Похоже, она приняла мое молчание за переживания.
– Да, наверное.
Еще месяц назад я начала бы спорить: а откуда вы это знаете? У вас есть дар ясновидящей, или вам об этом рассказали звезды? Вот я лежу тут, с трудом дышу, не могу даже подняться и сделать самое обычное действие для человека – сходить в туалет. А она знает, что все будет хорошо. Может, сейчас сдернет, словно фокусник, с меня одеяло, я тут же вскочу и начну от радости хлопать в ладоши.
Где же папа? Где же доктор? Я хочу, чтобы мне объяснили, как и когда я смогу встать в туалет. Умыться, в конце концов, и почистить зубы. Или телефон мне дайте – руки же меня не подводят. На этом моменте мысленной вакханалии я поняла, что могу пока попросить чужой гаджет. Я же помню телефон папы и Виталика. Кстати, а я помню? Та-ак… 8… 916… И?.. Цифры устроили настоящую чехарду – прыгали друг на дружке, обгоняли. Мне нужно время. Да, мне нужно время. А может, спасет мышечная память? Однажды после серьезной гулянки я набрала номер Виталика с чужого телефона, просто начав тыкать пальчиком в циферки.
– Извините, могу я на пять минут попросить у вас телефон? – озадачила соседок.
– Конечно. Но у тебя свой лежит на тумбочке. Достанешь или тебе подать?
Ой, какая красота! Конечно, достану – я же не инвалид. На несколько секунд голова закружилась от резкой боли в груди. И вот уже родной друг скользнул ко мне в руку. Не успев задуматься, включила, набрала код (да здравствуют крепкие нейронные связи!). Мессенджеры горели огоньками непрочитанных сообщений. Несколько пропущенных вызовов. Но меня больше всего интересовала связь с Виталиком. А вот и он. Упс. Мне почему-то показалось, что от него должно поступить штук десять сообщений. Или двадцать. Сколько я уже здесь? А было всего одно: «Привет, малыш! Скорее выздоравливай. Жду тебя на работе». И все?! Сколько дней кантуюсь в этой несчастной больнице, открывая глаза и видя перед собой только отца. Что, где и как – мне никто ничего не рассказывает. Я чувствую себя огромной неваляшкой, которую можно посадить на кровати и все, что я смогу, – это раскачиваться на постели. Мне даже показалось, что ногу пронзила боль. Я обрадовалась этой боли и попыталась пошевелить конечностью. Нет, пока ноги отдельно. Почему-то в голову пришло дурацкое: «Мухи – отдельно, котлеты – отдельно».

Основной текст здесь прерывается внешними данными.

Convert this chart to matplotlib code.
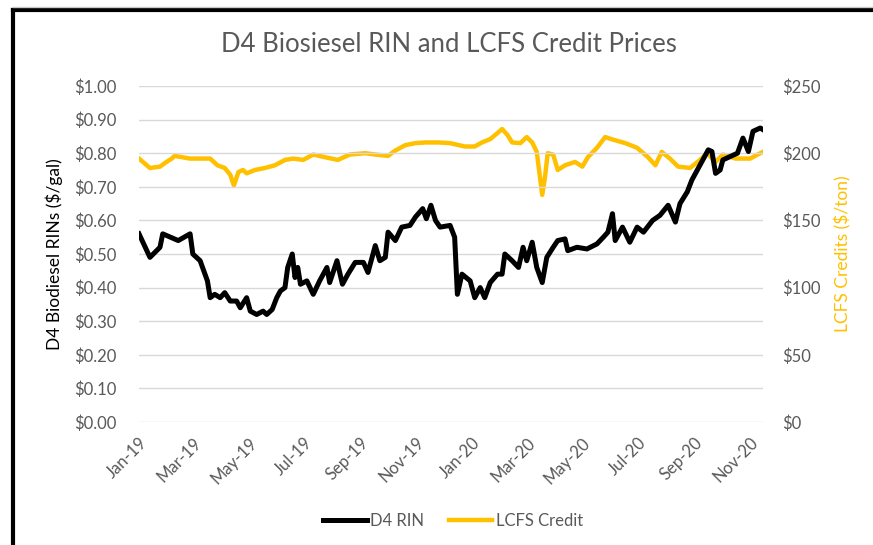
import matplotlib
matplotlib.use("Agg")
import matplotlib.pyplot as plt
from matplotlib.lines import Line2D
from matplotlib.ticker import FuncFormatter
import pandas as pd

plt.rcParams['font.family'] = ['Lato', 'DejaVu Sans']

# === D4 RIN prices ($/gal) ===
rin_dates = [
    "2019-01-01", "2019-01-13", "2019-01-24", "2019-01-27", "2019-02-13", "2019-02-26",
    "2019-03-01", "2019-03-09", "2019-03-17", "2019-03-20", "2019-03-25", "2019-03-31",
    "2019-04-05", "2019-04-11", "2019-04-18", "2019-04-22", "2019-04-29", "2019-05-03",
    "2019-05-10", "2019-05-17", "2019-05-21", "2019-05-27", "2019-06-01", "2019-06-05",
    "2019-06-10", "2019-06-13", "2019-06-18", "2019-06-21", "2019-06-24", "2019-06-27",
    "2019-07-04", "2019-07-11", "2019-07-18", "2019-07-26", "2019-07-29", "2019-08-06",
    "2019-08-12", "2019-08-18", "2019-08-26", "2019-09-04", "2019-09-09", "2019-09-17",
    "2019-09-22", "2019-09-28", "2019-10-01", "2019-10-09", "2019-10-16", "2019-10-25",
    "2019-10-31", "2019-11-08", "2019-11-12", "2019-11-17", "2019-11-22", "2019-11-27",
    "2019-12-08", "2019-12-13", "2019-12-16", "2019-12-21", "2019-12-30", "2020-01-04",
    "2020-01-10", "2020-01-15", "2020-01-21", "2020-01-29", "2020-02-03", "2020-02-06",
    "2020-02-14", "2020-02-21", "2020-02-26", "2020-03-01", "2020-03-07", "2020-03-12",
    "2020-03-18", "2020-03-23", "2020-03-30", "2020-04-04", "2020-04-12", "2020-04-15",
    "2020-04-25", "2020-05-06", "2020-05-17", "2020-05-24", "2020-05-29", "2020-06-03",
    "2020-06-06", "2020-06-14", "2020-06-22", "2020-06-30", "2020-07-07", "2020-07-17",
    "2020-07-25", "2020-08-03", "2020-08-11", "2020-08-16", "2020-08-24", "2020-08-29",
    "2020-09-04", "2020-09-10", "2020-09-16", "2020-09-20", "2020-09-24", "2020-09-29",
    "2020-10-02", "2020-10-10", "2020-10-18", "2020-10-24", "2020-10-30", "2020-11-04",
    "2020-11-12", "2020-11-15",
]
rin_values = [
    0.56, 0.49, 0.52, 0.56, 0.54, 0.56,
    0.50, 0.48, 0.42, 0.37, 0.38, 0.37,
    0.385, 0.36, 0.36, 0.34, 0.37, 0.33,
    0.32, 0.33, 0.32, 0.335, 0.37, 0.39,
    0.40, 0.46, 0.50, 0.43, 0.46, 0.41,
    0.42, 0.38, 0.42, 0.46, 0.415, 0.48,
    0.41, 0.44, 0.475, 0.475, 0.445, 0.525,
    0.48, 0.49, 0.565, 0.54, 0.58, 0.585,
    0.61, 0.635, 0.605, 0.645, 0.60, 0.58,
    0.585, 0.55, 0.38, 0.44, 0.42, 0.37,
    0.40, 0.37, 0.415, 0.44, 0.44, 0.50,
    0.48, 0.46, 0.52, 0.48, 0.535, 0.46,
    0.415, 0.49, 0.52, 0.54, 0.545, 0.51,
    0.52, 0.515, 0.53, 0.55, 0.565, 0.62,
    0.54, 0.58, 0.535, 0.58, 0.565, 0.60,
    0.615, 0.645, 0.595, 0.65, 0.685, 0.72,
    0.75, 0.78, 0.81, 0.805, 0.74, 0.75,
    0.78, 0.79, 0.80, 0.845, 0.805, 0.865,
    0.875, 0.87,
]

# === LCFS credit prices ($/ton) ===
lcfs_dates = [
    "2019-01-01", "2019-01-13", "2019-01-24", "2019-01-30", "2019-02-06", "2019-02-09",
    "2019-02-26", "2019-03-20", "2019-03-28", "2019-04-05", "2019-04-11", "2019-04-15",
    "2019-04-20", "2019-04-25", "2019-04-29", "2019-05-08", "2019-05-19", "2019-05-30",
    "2019-06-10", "2019-06-19", "2019-06-30", "2019-07-11", "2019-07-24", "2019-08-07",
    "2019-08-20", "2019-09-06", "2019-09-17", "2019-10-01", "2019-10-09", "2019-10-20",
    "2019-10-31", "2019-11-11", "2019-11-25", "2019-12-08", "2019-12-24", "2020-01-04",
    "2020-01-12", "2020-01-21", "2020-01-29", "2020-02-03", "2020-02-09", "2020-02-14",
    "2020-02-23", "2020-03-01", "2020-03-07", "2020-03-12", "2020-03-18", "2020-03-21",
    "2020-03-24", "2020-03-30", "2020-04-04", "2020-04-12", "2020-04-23", "2020-05-01",
    "2020-05-07", "2020-05-17", "2020-05-26", "2020-06-04", "2020-06-17", "2020-06-30",
    "2020-07-12", "2020-07-20", "2020-07-27", "2020-08-05", "2020-08-14", "2020-08-27",
    "2020-09-07", "2020-09-15", "2020-09-24", "2020-10-02", "2020-10-16", "2020-11-01",
    "2020-11-09", "2020-11-15",
]
lcfs_values = [
    196, 189, 190, 193, 196, 198,
    196, 196, 191, 189, 184, 176,
    186, 187.5, 185, 187.5, 189, 191,
    195, 196, 195, 199, 197, 195,
    199, 200, 199, 198, 202, 206,
    207.5, 208, 208, 207.5, 205, 205,
    208, 210.5, 215, 218, 213.5, 208,
    207.5, 212, 208, 201, 169, 182,
    200, 199, 187.5, 191, 193.5, 190,
    197, 204, 212, 210, 207.5, 204,
    197, 191, 201, 196, 190, 189,
    195, 200, 193.5, 199, 196, 196,
    199, 201,
]

tick_months = ["Jan-19", "Mar-19", "May-19", "Jul-19", "Sep-19", "Nov-19",
               "Jan-20", "Mar-20", "May-20", "Jul-20", "Sep-20", "Nov-20"]

rin = pd.Series(rin_values, index=pd.to_datetime(rin_dates))
lcfs = pd.Series(lcfs_values, index=pd.to_datetime(lcfs_dates))

gold = "#FFC000"
grey = "#595959"

fig = plt.figure(figsize=(8.73, 5.45), dpi=100)
ax = fig.add_axes([139 / 873, 1 - 422 / 545, (763 - 139) / 873, (422 - 86) / 545])
ax2 = ax.twinx()

ax.plot(rin.index, rin.values, color="black", lw=3.6, solid_joinstyle="round", zorder=3)
ax2.plot(lcfs.index, lcfs.values, color=gold, lw=3.2, solid_joinstyle="round", zorder=2)

ax.set_ylim(0, 1.0)
ax2.set_ylim(0, 250)
ax.set_yticks([i / 10 for i in range(11)])
ax2.set_yticks(range(0, 251, 50))
ax.yaxis.set_major_formatter(FuncFormatter(lambda v, p: f"${v:.2f}"))
ax2.yaxis.set_major_formatter(FuncFormatter(lambda v, p: f"${v:.0f}"))

ax.set_xlim(rin.index[0], rin.index[-1])
ticks = pd.to_datetime(tick_months, format="%b-%y")
ax.set_xticks(ticks)
ax.set_xticklabels(tick_months, rotation=45, ha="right", rotation_mode="anchor")

ax.grid(axis="y", color="#d9d9d9", lw=1.0)
ax.set_axisbelow(True)
for a in (ax, ax2):
    for s in a.spines.values():
        s.set_visible(False)
    a.tick_params(length=0, colors=grey, labelsize=12)
ax.tick_params(axis="y", pad=16)
ax.tick_params(axis="x", pad=9)
ax2.tick_params(axis="y", pad=14)
ax.set_zorder(ax2.get_zorder() + 1)
ax.patch.set_visible(False)

ax.set_ylabel("D4 Biodiesel RINs ($/gal)", fontsize=12.5, color="black", labelpad=8)
ax2.set_ylabel("LCFS Credits ($/ton)", fontsize=12.5, color=gold, labelpad=10)

fig.text(449 / 873, 1 - 45 / 545, "D4 Biosiesel RIN and LCFS Credit Prices",
         ha="center", va="center", fontsize=18.5, color=grey)

handles = [Line2D([], [], color="black", lw=3.6), Line2D([], [], color=gold, lw=3.2)]
fig.legend(handles, ["D4 RIN", "LCFS Credit"], loc="center", bbox_to_anchor=(453 / 873, 1 - 521 / 545),
           ncol=2, frameon=False, fontsize=12, labelcolor=grey, handlelength=2.6, columnspacing=1.5,
           handletextpad=0.2)

# chart frame: top and left edges only
fig.add_artist(Line2D([13 / 873, 1], [1 - 10 / 545, 1 - 10 / 545], color="black", lw=3))
fig.add_artist(Line2D([13 / 873, 13 / 873], [0, 1 - 10 / 545], color="black", lw=3))
fig.add_artist(Line2D([13 / 873, 1], [1 - 7 / 545, 1 - 7 / 545], color="#c8c8c8", lw=1))

fig.savefig("out.png", dpi=100)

– Я хочу поговорить с врачом. Как я могу с ним поговорить? – во мне заклокотала злость. Надо быстрее, прямо здесь и прямо сейчас обсудить мое состояние. Может, меня неправильно лечат?

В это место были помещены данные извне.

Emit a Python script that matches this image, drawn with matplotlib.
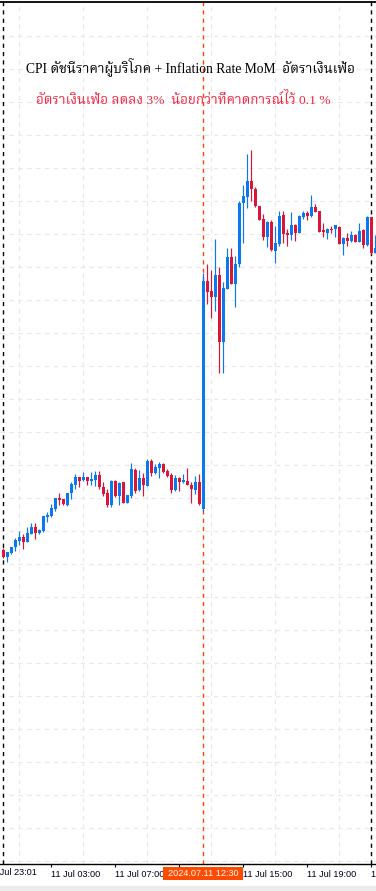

– Ну… он приходит во время обхода…
– Где я? – я имела в виду город, но соседки испуганно замолкли. – Ну, где я? Как это называется?
– Это больница… – тихо сказала старшая.
– Да это я понимаю! – по-моему, у них даже вырвался вздох облегчения. – Город какой? Не Москва?

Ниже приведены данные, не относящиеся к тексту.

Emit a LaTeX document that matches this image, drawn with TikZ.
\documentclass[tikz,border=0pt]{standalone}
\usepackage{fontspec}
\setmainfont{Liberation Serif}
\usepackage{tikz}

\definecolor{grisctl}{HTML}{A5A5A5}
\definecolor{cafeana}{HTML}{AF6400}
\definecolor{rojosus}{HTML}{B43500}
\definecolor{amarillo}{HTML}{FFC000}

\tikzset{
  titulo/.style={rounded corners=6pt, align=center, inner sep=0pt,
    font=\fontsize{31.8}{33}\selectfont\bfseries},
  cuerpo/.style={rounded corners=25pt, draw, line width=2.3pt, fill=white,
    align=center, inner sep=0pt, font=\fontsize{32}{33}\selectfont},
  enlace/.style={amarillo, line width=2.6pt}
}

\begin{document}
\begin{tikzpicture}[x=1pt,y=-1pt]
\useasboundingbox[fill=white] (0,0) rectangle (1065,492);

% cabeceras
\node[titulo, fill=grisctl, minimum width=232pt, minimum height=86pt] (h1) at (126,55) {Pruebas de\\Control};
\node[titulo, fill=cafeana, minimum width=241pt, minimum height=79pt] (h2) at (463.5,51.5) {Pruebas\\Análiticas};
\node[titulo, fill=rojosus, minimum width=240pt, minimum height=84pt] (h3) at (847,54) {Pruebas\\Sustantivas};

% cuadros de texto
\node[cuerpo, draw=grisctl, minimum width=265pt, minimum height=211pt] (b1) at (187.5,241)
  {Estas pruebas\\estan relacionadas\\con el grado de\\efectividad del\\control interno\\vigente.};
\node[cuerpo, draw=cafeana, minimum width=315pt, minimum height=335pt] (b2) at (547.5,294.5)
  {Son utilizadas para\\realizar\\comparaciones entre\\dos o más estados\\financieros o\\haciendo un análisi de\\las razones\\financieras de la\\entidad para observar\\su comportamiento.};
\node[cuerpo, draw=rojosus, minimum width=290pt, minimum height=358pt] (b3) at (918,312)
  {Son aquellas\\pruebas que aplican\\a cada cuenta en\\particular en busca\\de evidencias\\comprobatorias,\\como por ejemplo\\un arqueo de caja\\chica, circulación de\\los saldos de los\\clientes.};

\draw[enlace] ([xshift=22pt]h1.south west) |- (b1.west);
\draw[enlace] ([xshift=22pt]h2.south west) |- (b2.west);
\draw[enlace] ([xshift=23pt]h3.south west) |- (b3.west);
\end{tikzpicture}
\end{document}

– Нет, что вы. Это Волгоградская область.
Волгоградская область. Замечательно. Этого мне только и не хватало. Наверняка здесь никому ни до кого нет дела.
– Я хочу увидеть врача! – решимость придала мне сил, и даже руки сжались в кулаки, как будто диагноз и перспективы я сейчас буду из доктора выбивать силой.
– Лена-а-а! – крикнула кому-то старшая, и в двери появилась девушка в халате. – Лена, девушка очень просит доктора. Может, Михаил Андреевич сможет подойти? Ей важно.
Наверное, они там еще поперемигивались с этой Леной, потому что она несколько секунд стояла и смотрела на мою соседку, которая территориально находилась за моей спиной, и только после этого кивнула и снова прикрыла дверь.